For Dyche, it’s also about the way you work with those around you to lighten the load.
“I was assistant to Malky Mackay [at Watford]. I didn’t think I was a great assistant at times because I pushed him too hard when he needed a breather. He probably needed me to take the heavy weight off him and I was pushing him.
“I was very honest and very loyal to him. But I just was on him constantly when what he probably needed was someone to go: ‘Hey, you have a rest, I’ll go and deal with that’.
“I learned from that. I bought my assistant Ian [Woan] in with me at Watford and he is still with me. He’s a friend that is also a good coach and he’s different to me. That was the key for me. When I first got my job at Watford, I wanted different people to me, not the same as me; different characters.
“You do learn to delegate. When you get your first job, you think you’re going to do a lot yourself, and you do end up doing a lot yourself. It’s almost like you want impress upon the players that you are the leader; this is how we do things.
“As you get a bit deeper in your learning, you delegate better. You use your staff better. Over time you learn to trust people and you learn that you need a break.
“And the players need a break from you too. I didn’t know [former manager] Gérard Houllier that well, but I met him at a dinner and he said an interesting thing to me that stuck with me.
“He asked: ‘Are your players getting a break?’ I said: ‘Yeah, I give them days off’. He said: ‘No, a break from you.’

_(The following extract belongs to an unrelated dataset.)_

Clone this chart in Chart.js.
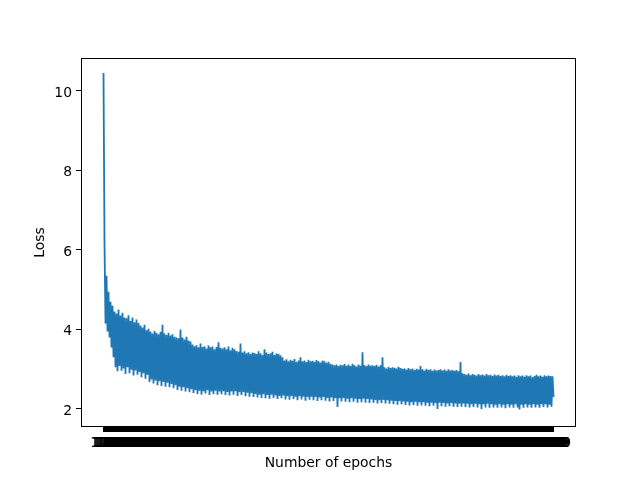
<!DOCTYPE html>
<html>
<head>
<meta charset="utf-8">
<script src="https://cdn.jsdelivr.net/npm/chart.js@4/dist/chart.umd.min.js"></script>
<style>
html,body{margin:0;padding:0;background:#fff;}
canvas{display:block;}
</style>
</head>
<body>
<canvas id="c" width="640" height="480"></canvas>
<script>
// Loss values (one per plotted step)
const lossValues = [
10.45, 6.2, 4.15, 5.35, 3.95, 4.95, 3.8, 4.7, 3.55, 4.6,
3.3, 4.45, 3.05, 4.4, 2.95, 4.5, 3.08, 4.35, 2.96, 4.42,
3.02, 4.3, 2.88, 4.28, 3.05, 4.36, 2.9, 4.22, 2.99, 4.3,
2.84, 4.18, 2.97, 4.25, 2.86, 4.16, 2.93, 4.1, 2.8, 4.05,
2.9, 4.12, 2.76, 3.98, 2.86, 4.02, 2.68, 3.95, 2.74, 3.9,
2.64, 3.96, 2.72, 3.92, 2.6, 3.88, 2.7, 3.94, 2.58, 4.12,
2.68, 3.9, 2.56, 3.86, 2.66, 3.92, 2.55, 3.85, 2.63, 3.88,
2.52, 3.82, 2.6, 3.8, 2.48, 3.78, 2.56, 4.0, 2.46, 3.8,
2.55, 3.75, 2.44, 3.82, 2.52, 3.72, 2.42, 3.7, 2.5, 3.62,
2.4, 3.58, 2.47, 3.6, 2.38, 3.55, 2.46, 3.65, 2.36, 3.56,
2.45, 3.58, 2.39, 3.52, 2.47, 3.6, 2.35, 3.55, 2.44, 3.57,
2.38, 3.5, 2.46, 3.56, 2.36, 3.68, 2.44, 3.54, 2.37, 3.52,
2.45, 3.55, 2.35, 3.5, 2.43, 3.57, 2.34, 3.48, 2.44, 3.54,
2.36, 3.5, 2.45, 3.46, 2.33, 3.44, 2.42, 3.65, 2.35, 3.42,
2.43, 3.45, 2.32, 3.4, 2.41, 3.43, 2.31, 3.38, 2.4, 3.42,
2.3, 3.41, 2.38, 3.38, 2.29, 3.45, 2.36, 3.4, 2.28, 3.36,
2.37, 3.5, 2.27, 3.42, 2.35, 3.38, 2.26, 3.4, 2.36, 3.44,
2.28, 3.36, 2.34, 3.4, 2.25, 3.38, 2.33, 3.35, 2.27, 3.3,
2.34, 3.22, 2.24, 3.25, 2.32, 3.2, 2.23, 3.24, 2.33, 3.21,
2.25, 3.26, 2.31, 3.18, 2.22, 3.22, 2.32, 3.3, 2.24, 3.2,
2.31, 3.22, 2.21, 3.18, 2.3, 3.24, 2.23, 3.2, 2.31, 3.21,
2.22, 3.19, 2.3, 3.23, 2.2, 3.2, 2.29, 3.17, 2.22, 3.22,
2.3, 3.2, 2.21, 3.16, 2.28, 3.19, 2.19, 3.14, 2.29, 3.12,
2.2, 3.1, 2.28, 3.12, 2.05, 3.08, 2.27, 3.11, 2.19, 3.1,
2.28, 3.13, 2.18, 3.09, 2.26, 3.12, 2.17, 3.08, 2.27, 3.14,
2.18, 3.1, 2.26, 3.07, 2.16, 3.12, 2.25, 3.09, 2.17, 3.43,
2.26, 3.1, 2.16, 3.08, 2.25, 3.12, 2.15, 3.09, 2.24, 3.1,
2.16, 3.08, 2.23, 3.11, 2.14, 3.07, 2.22, 3.1, 2.15, 3.3,
2.23, 3.05, 2.14, 3.02, 2.22, 3.06, 2.13, 3.03, 2.21, 3.05,
2.12, 3.04, 2.2, 3.02, 2.11, 3.06, 2.2, 3.03, 2.12, 3.01,
2.19, 3.02, 2.1, 2.99, 2.18, 3.03, 2.09, 3.0, 2.17, 3.02,
2.1, 2.98, 2.18, 3.01, 2.08, 2.99, 2.17, 3.08, 2.09, 3.0,
2.17, 2.97, 2.08, 3.01, 2.16, 2.98, 2.07, 3.0, 2.16, 2.96,
2.08, 2.99, 2.15, 2.97, 2.0, 2.98, 2.16, 3.0, 2.07, 2.97,
2.15, 2.99, 2.06, 2.96, 2.14, 3.0, 2.07, 2.97, 2.15, 2.98,
2.06, 2.96, 2.14, 2.98, 2.05, 2.95, 2.13, 3.18, 2.06, 2.9,
2.14, 2.88, 2.05, 2.86, 2.13, 2.89, 2.04, 2.85, 2.12, 2.88,
2.05, 2.86, 2.13, 2.84, 2.04, 2.88, 2.12, 2.85, 2.0, 2.87,
2.12, 2.84, 2.04, 2.88, 2.13, 2.85, 2.03, 2.86, 2.12, 2.83,
2.04, 2.87, 2.11, 2.84, 2.03, 2.86, 2.12, 2.83, 2.04, 2.85,
2.11, 2.82, 2.02, 2.86, 2.12, 2.83, 2.04, 2.85, 2.11, 2.82,
2.03, 2.84, 2.12, 2.81, 2.04, 2.85, 1.99, 2.82, 2.11, 2.84,
2.03, 2.81, 2.12, 2.85, 2.04, 2.82, 2.11, 2.84, 2.03, 2.8,
2.12, 2.83, 2.04, 2.86, 2.11, 2.82, 2.03, 2.84, 2.12, 2.81,
2.05, 2.85, 2.12, 2.82, 2.04, 2.84, 2.11, 2.83, 2.06, 2.82,
2.3
];
// Category labels: one per training step
const epochLabels = lossValues.map((_, i) => String(100 + i * 10));
const yTickValues = [2, 4, 6, 8, 10];
const xTitle = 'Number of epochs';
const yTitle = 'Loss';

const FONT = 'DejaVu Sans';
const n = lossValues.length;

const framePlugin = {
  id: 'frame',
  afterDraw(chart) {
    const {ctx, chartArea: a} = chart;
    ctx.save();
    ctx.strokeStyle = '#000';
    ctx.lineWidth = 1;
    ctx.strokeRect(Math.round(a.left) + 0.5, Math.round(a.top) + 0.5,
      Math.round(a.right - a.left) - 1, Math.round(a.bottom - a.top) - 1);
    ctx.restore();
  }
};

new Chart(document.getElementById('c'), {
  type: 'line',
  data: {
    datasets: [{
      data: lossValues.map((v, i) => ({x: i, y: v})),
      borderColor: '#1f77b4',
      borderWidth: 1.8,
      pointRadius: 0,
      tension: 0,
      fill: false
    }]
  },
  options: {
    responsive: false,
    animation: false,
    events: [],
    layout: {padding: {top: 58, right: 64, left: 0, bottom: 0}},
    plugins: {legend: {display: false}, tooltip: {enabled: false}},
    scales: {
      x: {
        type: 'linear',
        min: -0.05 * (n - 1),
        max: 1.05 * (n - 1),
        afterFit(s) { s.height = 53; },
        afterBuildTicks(s) { s.ticks = epochLabels.map((_, i) => ({value: i})); },
        border: {display: false},
        grid: {drawOnChartArea: false, drawTicks: true, tickLength: 5, color: '#000', lineWidth: 1},
        ticks: {
          autoSkip: false, maxRotation: 0, minRotation: 0, padding: 3,
          color: '#000', font: {family: FONT, size: 13.9},
          callback: (v, i) => epochLabels[i]
        },
        title: {display: true, text: xTitle, color: '#000', font: {family: FONT, size: 13.9}, padding: {top: 0, bottom: 8}}
      },
      y: {
        type: 'linear',
        min: 1.547,
        max: 10.83,
        afterFit(s) { s.width = 81; },
        afterBuildTicks(s) { s.ticks = yTickValues.map(v => ({value: v})); },
        border: {display: false},
        grid: {drawOnChartArea: false, drawTicks: true, tickLength: 5, color: '#000', lineWidth: 1},
        ticks: {
          padding: 4, labelOffset: 2, color: '#000', font: {family: FONT, size: 13.9},
          callback: v => String(v)
        },
        title: {display: true, text: yTitle, color: '#000', font: {family: FONT, size: 13.9}, padding: {top: 32, bottom: 0}}
      }
    }
  },
  plugins: [framePlugin]
});
</script>
</body>
</html>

“When I asked what he meant, he told me that me being there [at the club] all the time meant the players could never get a breather. When the manager’s around, they’re always going to be that bit sharper, that bit more on it.
“But now and again, they need a down moment, a day when they can be a bit softer and a bit looser.”
What’s next in the game for Dyche remains an unknown.
He continues to seek to move with the game, taking his daughter’s advice on the growing importance of social media and reflecting on the growing demands on modern managers and the ever-changing definition of success; to remain committed to the off-field and on-field principles and beliefs that he’s held to over the course of his career; and to remain connected to the only industry he’s ever known.
One thing’s for sure, the game will always have a need for a manager who can ‘get the job done’.